Fabrication of tailored imprinted layer and cladded layer on magnetic nanomaterials with enhanced specificity for recognition of PFOS

Background

Perfluorooctane sulfonate (PFOS) is a persistent organic pollutant with significant risks to ecosystems and human health. Magnetic molecularly imprinted polymers (MIPs) provide a promising solution for selectively extracting PFOS from contaminated water. However, while bifunctional monomer imprinting improves the imprinting effect by introducing diverse functional groups, it can also increase non-specific adsorption. To address this problem, a surface cladding strategy was applied after polymerization, forming an inert cladding layer to reduce non-specific binding and improve specificity.

Results

The magnetic MIPs with a cladding layer (Fe₃O₄@PFOS-cMIPs) exhibited enhanced adsorption performance, achieving a high adsorption capacity of 135.1 mg g⁻¹, an imprinting factor of 3.19, and a selectivity factor greater than 1.3, surpassing most reported PFOS-MIPs.

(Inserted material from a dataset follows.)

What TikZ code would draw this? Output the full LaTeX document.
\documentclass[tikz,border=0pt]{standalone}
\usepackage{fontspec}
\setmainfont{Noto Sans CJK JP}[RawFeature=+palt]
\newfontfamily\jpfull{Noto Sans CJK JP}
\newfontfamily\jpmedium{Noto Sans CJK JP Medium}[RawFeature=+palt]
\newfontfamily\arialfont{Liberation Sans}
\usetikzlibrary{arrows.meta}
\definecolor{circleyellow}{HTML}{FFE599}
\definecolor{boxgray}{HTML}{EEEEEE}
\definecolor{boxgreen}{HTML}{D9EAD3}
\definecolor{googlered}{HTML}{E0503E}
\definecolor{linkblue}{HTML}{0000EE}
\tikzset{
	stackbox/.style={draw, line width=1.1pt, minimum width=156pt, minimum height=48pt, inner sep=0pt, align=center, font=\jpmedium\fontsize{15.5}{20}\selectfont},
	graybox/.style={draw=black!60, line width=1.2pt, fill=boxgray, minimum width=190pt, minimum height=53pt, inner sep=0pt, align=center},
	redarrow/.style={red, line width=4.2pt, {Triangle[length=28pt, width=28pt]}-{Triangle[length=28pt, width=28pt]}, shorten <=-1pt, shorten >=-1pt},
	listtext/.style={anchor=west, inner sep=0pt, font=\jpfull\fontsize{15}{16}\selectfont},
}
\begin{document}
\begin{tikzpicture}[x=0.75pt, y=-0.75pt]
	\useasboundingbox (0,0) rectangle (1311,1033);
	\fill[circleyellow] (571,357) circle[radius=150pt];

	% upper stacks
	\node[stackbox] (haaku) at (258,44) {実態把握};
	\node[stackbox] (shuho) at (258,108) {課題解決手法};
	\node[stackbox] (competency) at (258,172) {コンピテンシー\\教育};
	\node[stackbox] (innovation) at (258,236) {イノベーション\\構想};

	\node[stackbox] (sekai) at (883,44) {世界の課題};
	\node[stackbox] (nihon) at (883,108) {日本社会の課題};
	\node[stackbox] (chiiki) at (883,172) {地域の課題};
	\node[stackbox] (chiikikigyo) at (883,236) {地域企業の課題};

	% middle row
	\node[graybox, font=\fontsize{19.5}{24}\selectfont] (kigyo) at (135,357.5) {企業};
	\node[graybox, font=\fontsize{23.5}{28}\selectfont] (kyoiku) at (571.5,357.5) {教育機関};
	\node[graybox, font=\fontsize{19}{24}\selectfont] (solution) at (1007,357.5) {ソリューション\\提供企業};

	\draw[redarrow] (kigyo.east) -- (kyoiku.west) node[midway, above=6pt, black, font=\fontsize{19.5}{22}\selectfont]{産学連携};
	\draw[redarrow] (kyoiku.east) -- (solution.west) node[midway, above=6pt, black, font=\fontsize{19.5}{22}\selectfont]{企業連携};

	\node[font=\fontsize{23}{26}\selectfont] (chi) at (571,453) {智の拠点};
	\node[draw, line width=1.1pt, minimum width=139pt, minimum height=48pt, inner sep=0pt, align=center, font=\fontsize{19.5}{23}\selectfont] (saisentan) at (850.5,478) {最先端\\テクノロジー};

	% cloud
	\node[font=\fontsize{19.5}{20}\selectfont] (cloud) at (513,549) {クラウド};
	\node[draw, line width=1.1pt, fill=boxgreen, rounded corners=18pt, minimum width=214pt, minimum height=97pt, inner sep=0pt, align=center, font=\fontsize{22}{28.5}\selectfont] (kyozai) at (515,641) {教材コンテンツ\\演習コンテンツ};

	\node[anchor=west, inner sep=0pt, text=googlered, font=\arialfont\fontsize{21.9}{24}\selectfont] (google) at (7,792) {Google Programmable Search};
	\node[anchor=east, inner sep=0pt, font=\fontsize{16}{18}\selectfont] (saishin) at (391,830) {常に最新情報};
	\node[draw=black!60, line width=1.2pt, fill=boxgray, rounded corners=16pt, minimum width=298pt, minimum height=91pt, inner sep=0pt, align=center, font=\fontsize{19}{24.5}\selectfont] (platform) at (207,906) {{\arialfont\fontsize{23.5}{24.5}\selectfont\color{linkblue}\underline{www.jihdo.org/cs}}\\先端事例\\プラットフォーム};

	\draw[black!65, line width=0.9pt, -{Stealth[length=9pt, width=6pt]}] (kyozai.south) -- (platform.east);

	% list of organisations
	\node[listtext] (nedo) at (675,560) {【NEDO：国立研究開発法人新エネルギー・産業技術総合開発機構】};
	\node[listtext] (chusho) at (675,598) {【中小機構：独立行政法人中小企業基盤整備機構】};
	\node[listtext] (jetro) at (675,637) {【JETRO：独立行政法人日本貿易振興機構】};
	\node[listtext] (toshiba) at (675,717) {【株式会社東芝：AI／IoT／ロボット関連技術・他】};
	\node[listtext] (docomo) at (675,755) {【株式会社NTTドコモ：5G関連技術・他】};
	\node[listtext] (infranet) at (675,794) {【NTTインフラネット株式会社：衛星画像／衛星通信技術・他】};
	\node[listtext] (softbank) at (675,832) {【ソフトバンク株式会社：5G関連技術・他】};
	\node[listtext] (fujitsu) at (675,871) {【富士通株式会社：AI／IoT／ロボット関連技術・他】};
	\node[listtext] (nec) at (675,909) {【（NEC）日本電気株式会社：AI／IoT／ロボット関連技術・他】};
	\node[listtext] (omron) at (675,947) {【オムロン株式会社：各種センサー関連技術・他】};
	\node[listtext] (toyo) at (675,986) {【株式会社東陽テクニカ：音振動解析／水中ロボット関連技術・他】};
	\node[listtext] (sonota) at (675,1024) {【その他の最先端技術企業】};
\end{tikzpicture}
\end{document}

The interactions between Fe₃O₄@PFOS-cMIPs and PFOS were confirmed to be a synergistic combination of electrostatic and hydrophobic interactions, as evidenced by FTIR analysis, zeta potential measurements, and pH studies. Additionally, Fe₃O₄@PFOS-cMIPs demonstrated excellent reusability, with stable performance across six adsorption-desorption cycles using a regeneration solution of acetone and NaCl. Furthermore, when coupled with LC-MS, Fe₃O₄@PFOS-cMIPs successfully detected trace levels of PFOS in complex environmental water samples. The method demonstrated high precision (RSD, 6.0 %), excellent recoveries (90.9 %–103.3 %), a low limit of detection (LOD, 0.06 ng L⁻¹), and an enrichment factor of 299.

Significance

This study presents a practical and efficient strategy for developing magnetic MIPs with enhanced molecular recognition. The enhanced specificity and adsorption capacity highlight the strong potential of these MIPs for the targeted extraction of PFOS from various contaminated water sources, offering significant contributions to environmental analysis and remediation.